The very first item on a maintenance team's mind when they show up for a day's work (or night, as shifts often go around the clock) is the 16 hour work timeline they are given to operate in. This timeline includes any prep before leaving for the silo, travel time to and from one or more worksites, and unloading equipment and debriefing, paperwork, classified materials turn-in, etc. -- all aside from whatever actual maintenance is involved.
If you can't get back from the field before your timeline is expired..... you don't get back to base.
This means you spend the night out in the field, hopefully in the sardine packed bunk room at a Launch Control Facility. If you luck out, you might even get there in time to get a meal while the cook is awake. Sometimes you aren't so lucky, and the weather doesn't play nice. There has been more than a few instances of teams being stranded at silos by blizzards, sleeping in vehicles until snowplows get through. To add insult to injury, under guidelines followed by Job Control, if you are stuck out overnight, you become an unscheduled 'available' team the next day, with an all new 16 hour timeline - if you were scheduled to have the day off, you could find yourself working through the whole thing, and even have the chance of a 'RON' again! Fortunately, that was uncommon.
So you try to do all you can to make sure the day goes as smooth as possible, to make sure you don't Remain Over Night (RON) in the field. And there are a zillion things to go wrong:
- EQUIPMENT- If you fail to take along all your needed parts or tools, or if they are in poor condition (a common occurance), you could be stuck waiting for hours while a courier called 'standby driver' hunts down what you need and then drives it out to you. You would think that working on a system literally involving Rocket Science that you'd have cutting edge equipment, but that's hardly the case. What you actually have is an odd mixture of damned-if-you-scratch-it new and beaten-to-death old. Virtually all parts and specialized test equipment are decades old and have been 'refurbished' hundreds of times - sometimes items require a 'field reset' to work - a maintenace term for a smack or a kick to jar things into operation. Failing to carefully inspect things before you leave could cost you valuable time, not to mention possible damage, injury or death in the case of some critical items.

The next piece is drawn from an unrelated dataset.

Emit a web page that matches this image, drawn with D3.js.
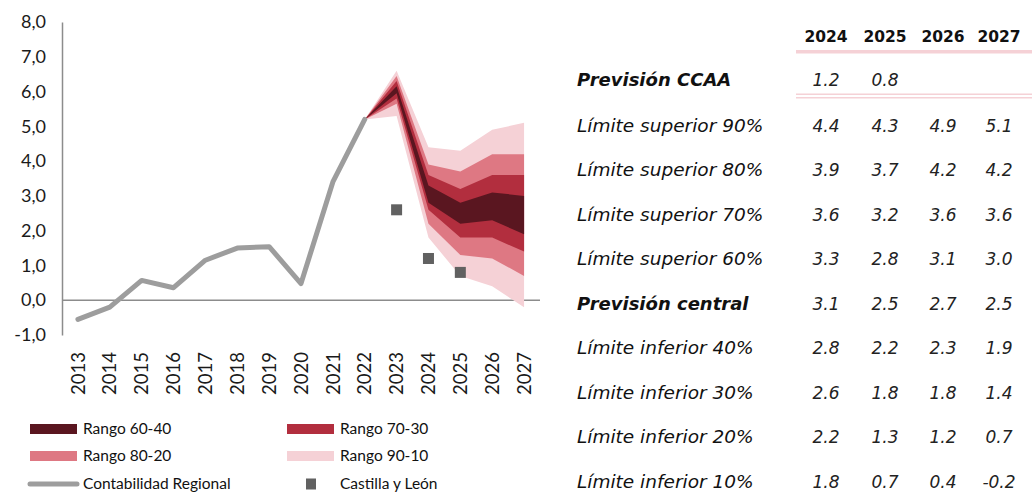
<!DOCTYPE html>
<html>
<head>
<meta charset="utf-8">
<script src="https://cdn.jsdelivr.net/npm/d3@7"></script>
<style>
  body { margin: 0; background: #fff; }
  svg { display: block; }
</style>
</head>
<body>
<svg id="chart" width="1032" height="492"></svg>
<script>
// data
const YEARS = d3.range(2013, 2028)
const Y_TICKS = d3.range(-1, 9)
const REGIONAL_YEARS = d3.range(2013, 2023)
const REGIONAL = [-0.55, -0.2, 0.57, 0.36, 1.15, 1.5, 1.54, 0.48, 3.4, 5.2]
const FAN_YEARS = [2022, 2023, 2024, 2025, 2026, 2027]
const SUP90 = [5.2, 6.6, 4.4, 4.3, 4.9, 5.1]
const SUP80 = [5.2, 6.45, 3.9, 3.7, 4.2, 4.2]
const SUP70 = [5.2, 6.3, 3.6, 3.2, 3.6, 3.6]
const SUP60 = [5.2, 6.15, 3.3, 2.8, 3.1, 3.0]
const CENTRAL = [5.2, 6.05, 3.1, 2.5, 2.7, 2.5]
const INF40 = [5.2, 5.95, 2.8, 2.2, 2.3, 1.9]
const INF30 = [5.2, 5.8, 2.6, 1.8, 1.8, 1.4]
const INF20 = [5.2, 5.65, 2.2, 1.3, 1.2, 0.7]
const INF10 = [5.2, 5.3, 1.8, 0.7, 0.4, -0.2]
const CYL_YEARS = [2023, 2024, 2025]
const CYL = [2.6, 1.2, 0.8]
const TABLE_YEARS = [2024, 2025, 2026, 2027]
const CCAA = [1.2, 0.8]

const COLORS = { r6040: '#5a1620', r7030: '#b22e3e', r8020: '#de7883', r9010: '#f5d1d6', line: '#9d9d9d', cyl: '#616161', axis: '#8c8c8c' }
const FONT = 'Lato, sans-serif'
const TFONT = '"DejaVu Sans", sans-serif'

// plain hyphen as minus sign, like the original
let esFmt = d3.formatLocale({ decimal: ',', thousands: '.', grouping: [3], currency: ['', '€'], minus: '-' }).format('.1f')
let enFmt = d3.formatLocale({ decimal: '.', thousands: ',', grouping: [3], currency: ['', ''], minus: '-' }).format('.1f')

let svg = d3.select('#chart')

let x = d3.scaleBand().domain(YEARS).range([62, 540])
let cx = (yr) => x(yr) + x.bandwidth() / 2
let y = d3.scaleLinear().domain([-1, 8]).range([335, 22])

// axes
let yAxis = svg.append('g').attr('transform', 'translate(62,0)')
  .call(d3.axisLeft(y).tickValues(Y_TICKS).tickSize(0).tickPadding(16).tickFormat(esFmt))
yAxis.select('.domain').attr('stroke', COLORS.axis).attr('stroke-width', 1.5)
yAxis.selectAll('.tick text').style('font-family', FONT).style('font-size', '18px').attr('fill', '#1a1a1a')

svg.append('line')
  .attr('x1', 62).attr('x2', 540).attr('y1', y(0)).attr('y2', y(0))
  .attr('stroke', COLORS.axis).attr('stroke-width', 1.5)

svg.append('g').selectAll('text').data(YEARS).join('text')
  .attr('transform', d => `translate(${cx(d)},352) rotate(-90)`)
  .attr('text-anchor', 'end')
  .attr('dy', '0.36em')
  .style('font-family', FONT).style('font-size', '18.5px').attr('fill', '#1a1a1a')
  .text(d => d)

// fan bands
let bands = [
  { lo: INF10, hi: SUP90, color: COLORS.r9010 },
  { lo: INF20, hi: SUP80, color: COLORS.r8020 },
  { lo: INF30, hi: SUP70, color: COLORS.r7030 },
  { lo: INF40, hi: SUP60, color: COLORS.r6040 }
]
let area = d3.area()
  .x((d, i) => cx(FAN_YEARS[i]))
  .y0(d => y(d[0]))
  .y1(d => y(d[1]))
svg.append('g').selectAll('path').data(bands).join('path')
  .attr('d', b => area(b.lo.map((v, i) => [v, b.hi[i]])))
  .attr('fill', b => b.color)

// regional accounts line
let line = d3.line()
  .x((d, i) => cx(REGIONAL_YEARS[i]))
  .y(d => y(d))
svg.append('path')
  .attr('d', line(REGIONAL))
  .attr('fill', 'none').attr('stroke', COLORS.line).attr('stroke-width', 5)
  .attr('stroke-linejoin', 'round').attr('stroke-linecap', 'round')

// Castilla y León
svg.append('g').selectAll('rect').data(CYL).join('rect')
  .attr('x', (d, i) => cx(CYL_YEARS[i]) - 5.5)
  .attr('y', d => y(d) - 5.5)
  .attr('width', 11).attr('height', 11)
  .attr('fill', COLORS.cyl)

// legend
let legendItems = [
  { label: 'Rango 60-40', color: COLORS.r6040, x: 30, y: 429, kind: 'band' },
  { label: 'Rango 70-30', color: COLORS.r7030, x: 287, y: 429, kind: 'band' },
  { label: 'Rango 80-20', color: COLORS.r8020, x: 30, y: 456, kind: 'band' },
  { label: 'Rango 90-10', color: COLORS.r9010, x: 287, y: 456, kind: 'band' },
  { label: 'Contabilidad Regional', color: COLORS.line, x: 30, y: 484, kind: 'line' },
  { label: 'Castilla y León', color: COLORS.cyl, x: 287, y: 484, kind: 'square' }
]
let lg = svg.append('g').selectAll('g').data(legendItems).join('g')
  .attr('transform', d => `translate(${d.x},${d.y})`)
lg.filter(d => d.kind === 'band').append('rect')
  .attr('x', 0).attr('y', -5).attr('width', 47).attr('height', 10).attr('fill', d => d.color)
lg.filter(d => d.kind === 'line').append('line')
  .attr('x1', 0).attr('x2', 47).attr('stroke', d => d.color).attr('stroke-width', 5).attr('stroke-linecap', 'round')
lg.filter(d => d.kind === 'square').append('rect')
  .attr('x', 19).attr('y', -5.5).attr('width', 10).attr('height', 11).attr('fill', d => d.color)
lg.append('text')
  .attr('x', 53).attr('dy', '0.35em')
  .style('font-family', FONT).style('font-size', '15.5px').attr('fill', '#111')
  .text(d => d.label)

// table
const COL_X = [826, 885, 943, 999]
let table = svg.append('g')
table.selectAll('.head').data(TABLE_YEARS).join('text')
  .attr('class', 'head')
  .attr('x', (d, i) => COL_X[i]).attr('y', 42)
  .attr('text-anchor', 'middle')
  .style('font-family', TFONT).style('font-size', '15.5px').style('font-weight', 'bold').attr('fill', '#111')
  .text(d => d)
table.append('rect').attr('x', 796).attr('y', 50).attr('width', 236).attr('height', 3.5).attr('fill', COLORS.r9010)
table.append('rect').attr('x', 796).attr('y', 93.5).attr('width', 236).attr('height', 1.5).attr('fill', COLORS.r9010)
table.append('rect').attr('x', 796).attr('y', 97).attr('width', 236).attr('height', 1.5).attr('fill', COLORS.r9010)

let rows = [
  { label: 'Previsión CCAA', values: CCAA, bold: true, y: 86 },
  { label: 'Límite superior 90%', values: SUP90.slice(2) },
  { label: 'Límite superior 80%', values: SUP80.slice(2) },
  { label: 'Límite superior 70%', values: SUP70.slice(2) },
  { label: 'Límite superior 60%', values: SUP60.slice(2) },
  { label: 'Previsión central', values: CENTRAL.slice(2), bold: true },
  { label: 'Límite inferior 40%', values: INF40.slice(2) },
  { label: 'Límite inferior 30%', values: INF30.slice(2) },
  { label: 'Límite inferior 20%', values: INF20.slice(2) },
  { label: 'Límite inferior 10%', values: INF10.slice(2) }
]
rows.forEach((r, i) => { if (i > 0) r.y = 131.5 + (i - 1) * 44.5 })

let rg = table.selectAll('.row').data(rows).join('g')
  .attr('class', 'row')
  .attr('transform', d => `translate(0,${d.y})`)
rg.append('text')
  .attr('x', 577)
  .style('font-family', TFONT).style('font-size', d => d.bold ? '18px' : '18.5px').style('font-style', 'italic')
  .style('font-weight', d => d.bold ? 'bold' : 'normal')
  .attr('fill', '#111')
  .text(d => d.label)
rg.selectAll('.val').data(d => d.values).join('text')
  .attr('class', 'val')
  .attr('x', (d, i) => COL_X[i])
  .attr('text-anchor', 'middle')
  .style('font-family', TFONT).style('font-size', '17px').style('font-style', 'italic')
  .attr('fill', '#222')
  .text(d => enFmt(d))
</script>
</body>
</html>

- BRIEFINGS- As a standard, a maintenance team is alloted 2 hours to gather all the things, included information, that they need prior to leaving base for the worksite. Any time you can cut off that is time you have to work, and get home. This also goes for when you arrive back at base, where you have to debrief, fill out paperwork, order any needed parts, etc., all before your 16 hour timeline is up. Good teams will often work to get this stuff done as quick as possible, but changing weather, security situations, and other issues can bog you down with lots of extra time-consuming briefings.
- SECURITY- One place a good team can make up lots of time is with their security escort. Often they require extra transportation to pick up weapons at the armory, or get personal equipment for the dispatch, and have to wait for someone to be available in their section to drive them. Sometimes, you will see maintenance teams who are on a poor footing with their escorts and do little to assist them. Security personnel often have little technical background and are affectionately nicknamed 'chocks', after the wooden blocks required in military vehicles that are good for chocking the wheels to keep the truck from rolling away when parked, but little else. However, you will ALSO see teams that think of their guards as 'chocks' spending a lot dispatches that last all day, or RON in the field. teams that treat their escorts well and help when they can often find those same guys helping to load equipment, pulling in favors from Field Security Controllers to expedite relief requests, and a host of other time-saving benefits.
- MICROMANAGEMENT- Military maintenance life has two dreaded time-robbing scourges - micromanaging supervisors, and Quality Inspectors. The latter is a necessary evil, especially when something as critical as nuclear weapons is involved. The former is usually somewhere between an unneeded nuisance to a full-blown pain in the ass. In either case, being stuck with an inspector or supervisor breathing down your neck while you work slows you down immensely, if only because you can get in serious trouble for failing to ensure said pain-in-the-ass saw every step you performed. If he looks away or sneezes and missed something, then it was never done, whether you did it or not, and you will be skewered on the evaluation report accordingly.
- VEHICLES- This is a favorite subject of most maintenance teams, not to mention security guys, missile crews, or anyone else stuck driving the long miles back and forth to the silos and Launch Control Centers. The vehicles used for transportation see a lot of drivers, a lot of miles, a lots of very bad roads, and a lot of awful weather. They don't get replaced often, and when they do, budgets for the squadron usually insist they have some feature that often makes you sorry you don't have the old truck they retired. You are required to inspect your assigned vehicle for any damage or bad equipment before dispatch, and motor pool inspects it when you get back, often with ridiculous criticality. Even so, fatigued or abused parts get missed, resulting in teams getting stranded, delayed, and even endangered in the course of a dispatch. Every team has stories about the vehicle that had no heat during a 2 hour blizzard drive, drove home by moonlight with all the lights inoperative, or similar hair-raising events.
And then there are the really odd things that can slow you down.... Greenpeace protesters camping the fenceline, that new team member who never learned to read a map, those awkward questions after you have closed up a silo and started to leave, "hey, did you remember to turn off the.....????"